Brief = Take the lines from the beginning of the material through the line containing "import pandas as pd" and retype them exactly, leaving the pictures out.
^^^^^^^^^^^^^^^^
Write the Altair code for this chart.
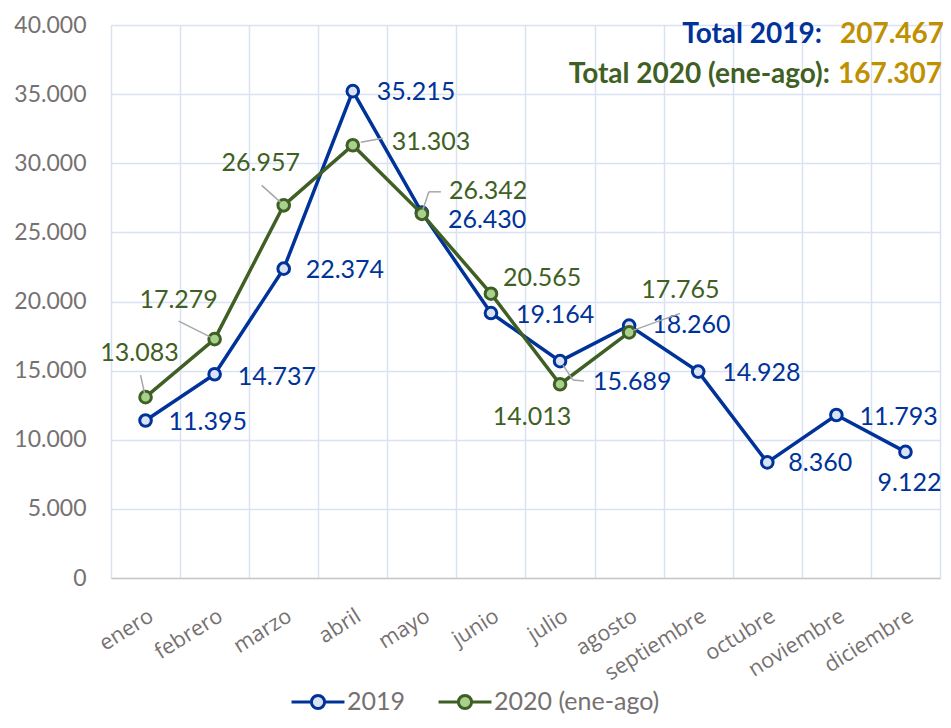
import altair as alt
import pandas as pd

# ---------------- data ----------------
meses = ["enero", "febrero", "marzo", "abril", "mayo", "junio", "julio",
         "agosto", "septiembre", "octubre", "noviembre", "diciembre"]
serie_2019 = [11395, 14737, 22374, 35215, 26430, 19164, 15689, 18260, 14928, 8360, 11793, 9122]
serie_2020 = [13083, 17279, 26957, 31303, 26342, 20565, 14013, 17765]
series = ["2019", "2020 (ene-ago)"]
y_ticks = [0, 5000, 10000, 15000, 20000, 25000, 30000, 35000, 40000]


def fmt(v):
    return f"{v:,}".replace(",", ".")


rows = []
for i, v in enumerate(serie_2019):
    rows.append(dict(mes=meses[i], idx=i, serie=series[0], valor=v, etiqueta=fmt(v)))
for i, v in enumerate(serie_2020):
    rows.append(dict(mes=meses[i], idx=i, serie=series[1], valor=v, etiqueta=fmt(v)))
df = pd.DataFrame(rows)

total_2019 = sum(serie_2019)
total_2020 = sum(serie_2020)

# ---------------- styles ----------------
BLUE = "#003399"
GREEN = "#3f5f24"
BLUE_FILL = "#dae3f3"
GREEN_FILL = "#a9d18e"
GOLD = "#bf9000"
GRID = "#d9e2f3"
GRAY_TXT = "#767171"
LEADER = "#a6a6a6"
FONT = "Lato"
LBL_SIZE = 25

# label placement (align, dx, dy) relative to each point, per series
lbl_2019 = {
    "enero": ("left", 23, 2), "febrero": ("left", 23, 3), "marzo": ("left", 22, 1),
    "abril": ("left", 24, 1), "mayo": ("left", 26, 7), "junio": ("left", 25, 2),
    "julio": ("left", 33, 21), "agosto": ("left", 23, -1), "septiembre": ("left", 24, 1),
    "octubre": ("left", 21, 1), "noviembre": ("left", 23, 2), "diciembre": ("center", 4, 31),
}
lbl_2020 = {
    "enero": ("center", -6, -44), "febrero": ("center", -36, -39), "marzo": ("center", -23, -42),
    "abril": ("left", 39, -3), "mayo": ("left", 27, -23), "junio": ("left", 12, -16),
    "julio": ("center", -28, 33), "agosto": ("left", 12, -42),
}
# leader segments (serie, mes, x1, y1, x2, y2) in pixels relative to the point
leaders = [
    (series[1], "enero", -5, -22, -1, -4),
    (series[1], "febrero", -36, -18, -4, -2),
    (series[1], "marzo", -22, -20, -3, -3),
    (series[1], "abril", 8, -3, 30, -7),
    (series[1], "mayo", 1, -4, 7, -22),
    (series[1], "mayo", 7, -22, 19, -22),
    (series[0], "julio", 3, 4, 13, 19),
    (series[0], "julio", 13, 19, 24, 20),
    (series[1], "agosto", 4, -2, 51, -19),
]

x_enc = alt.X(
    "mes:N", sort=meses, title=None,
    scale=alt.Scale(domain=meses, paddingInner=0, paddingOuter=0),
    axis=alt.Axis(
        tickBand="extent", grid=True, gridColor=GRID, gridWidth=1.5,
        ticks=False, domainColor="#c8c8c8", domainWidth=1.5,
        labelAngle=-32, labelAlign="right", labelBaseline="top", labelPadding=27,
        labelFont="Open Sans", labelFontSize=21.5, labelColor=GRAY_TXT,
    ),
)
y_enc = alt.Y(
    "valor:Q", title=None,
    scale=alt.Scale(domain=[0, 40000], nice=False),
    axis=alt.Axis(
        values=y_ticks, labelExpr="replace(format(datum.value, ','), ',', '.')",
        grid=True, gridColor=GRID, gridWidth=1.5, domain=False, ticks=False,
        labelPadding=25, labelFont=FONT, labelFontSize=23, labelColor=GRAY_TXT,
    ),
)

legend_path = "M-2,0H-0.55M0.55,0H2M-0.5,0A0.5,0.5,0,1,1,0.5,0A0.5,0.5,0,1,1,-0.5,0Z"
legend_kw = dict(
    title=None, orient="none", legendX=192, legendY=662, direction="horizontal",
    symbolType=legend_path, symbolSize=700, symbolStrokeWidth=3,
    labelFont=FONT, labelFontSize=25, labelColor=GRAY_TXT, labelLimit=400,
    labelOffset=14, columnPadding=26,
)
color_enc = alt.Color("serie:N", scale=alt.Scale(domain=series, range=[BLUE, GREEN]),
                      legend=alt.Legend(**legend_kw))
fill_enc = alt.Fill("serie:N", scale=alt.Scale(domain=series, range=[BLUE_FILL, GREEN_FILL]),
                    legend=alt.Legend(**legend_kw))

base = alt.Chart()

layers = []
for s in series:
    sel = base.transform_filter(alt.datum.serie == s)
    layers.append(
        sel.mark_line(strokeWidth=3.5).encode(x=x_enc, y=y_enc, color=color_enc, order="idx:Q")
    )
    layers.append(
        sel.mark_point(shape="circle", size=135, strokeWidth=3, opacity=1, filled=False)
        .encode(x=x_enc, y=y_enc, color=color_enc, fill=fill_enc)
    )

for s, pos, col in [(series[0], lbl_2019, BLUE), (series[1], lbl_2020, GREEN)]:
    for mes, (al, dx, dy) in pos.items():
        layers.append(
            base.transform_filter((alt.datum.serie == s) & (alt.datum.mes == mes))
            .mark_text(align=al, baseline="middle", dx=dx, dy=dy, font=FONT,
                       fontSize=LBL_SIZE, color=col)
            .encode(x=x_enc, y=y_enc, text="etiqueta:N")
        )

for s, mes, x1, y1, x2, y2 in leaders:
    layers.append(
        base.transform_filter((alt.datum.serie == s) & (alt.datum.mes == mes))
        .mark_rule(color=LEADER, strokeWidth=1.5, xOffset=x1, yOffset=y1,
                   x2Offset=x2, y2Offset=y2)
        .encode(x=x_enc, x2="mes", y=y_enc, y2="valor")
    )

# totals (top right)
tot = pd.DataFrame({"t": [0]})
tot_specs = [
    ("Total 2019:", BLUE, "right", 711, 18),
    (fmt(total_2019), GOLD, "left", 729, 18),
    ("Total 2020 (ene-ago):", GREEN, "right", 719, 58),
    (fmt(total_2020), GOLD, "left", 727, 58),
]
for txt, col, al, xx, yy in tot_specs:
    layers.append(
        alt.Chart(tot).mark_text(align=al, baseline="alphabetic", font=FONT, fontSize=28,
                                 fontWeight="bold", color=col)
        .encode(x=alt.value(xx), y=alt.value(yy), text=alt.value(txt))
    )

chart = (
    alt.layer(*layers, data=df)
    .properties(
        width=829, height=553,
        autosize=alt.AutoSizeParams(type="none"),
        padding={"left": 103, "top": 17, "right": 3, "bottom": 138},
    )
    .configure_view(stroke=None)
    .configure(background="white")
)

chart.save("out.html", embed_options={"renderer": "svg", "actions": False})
^^^^^^^^^^^^^^^^
Result below =
Write the Altair code for this chart.
import altair as alt
import pandas as pd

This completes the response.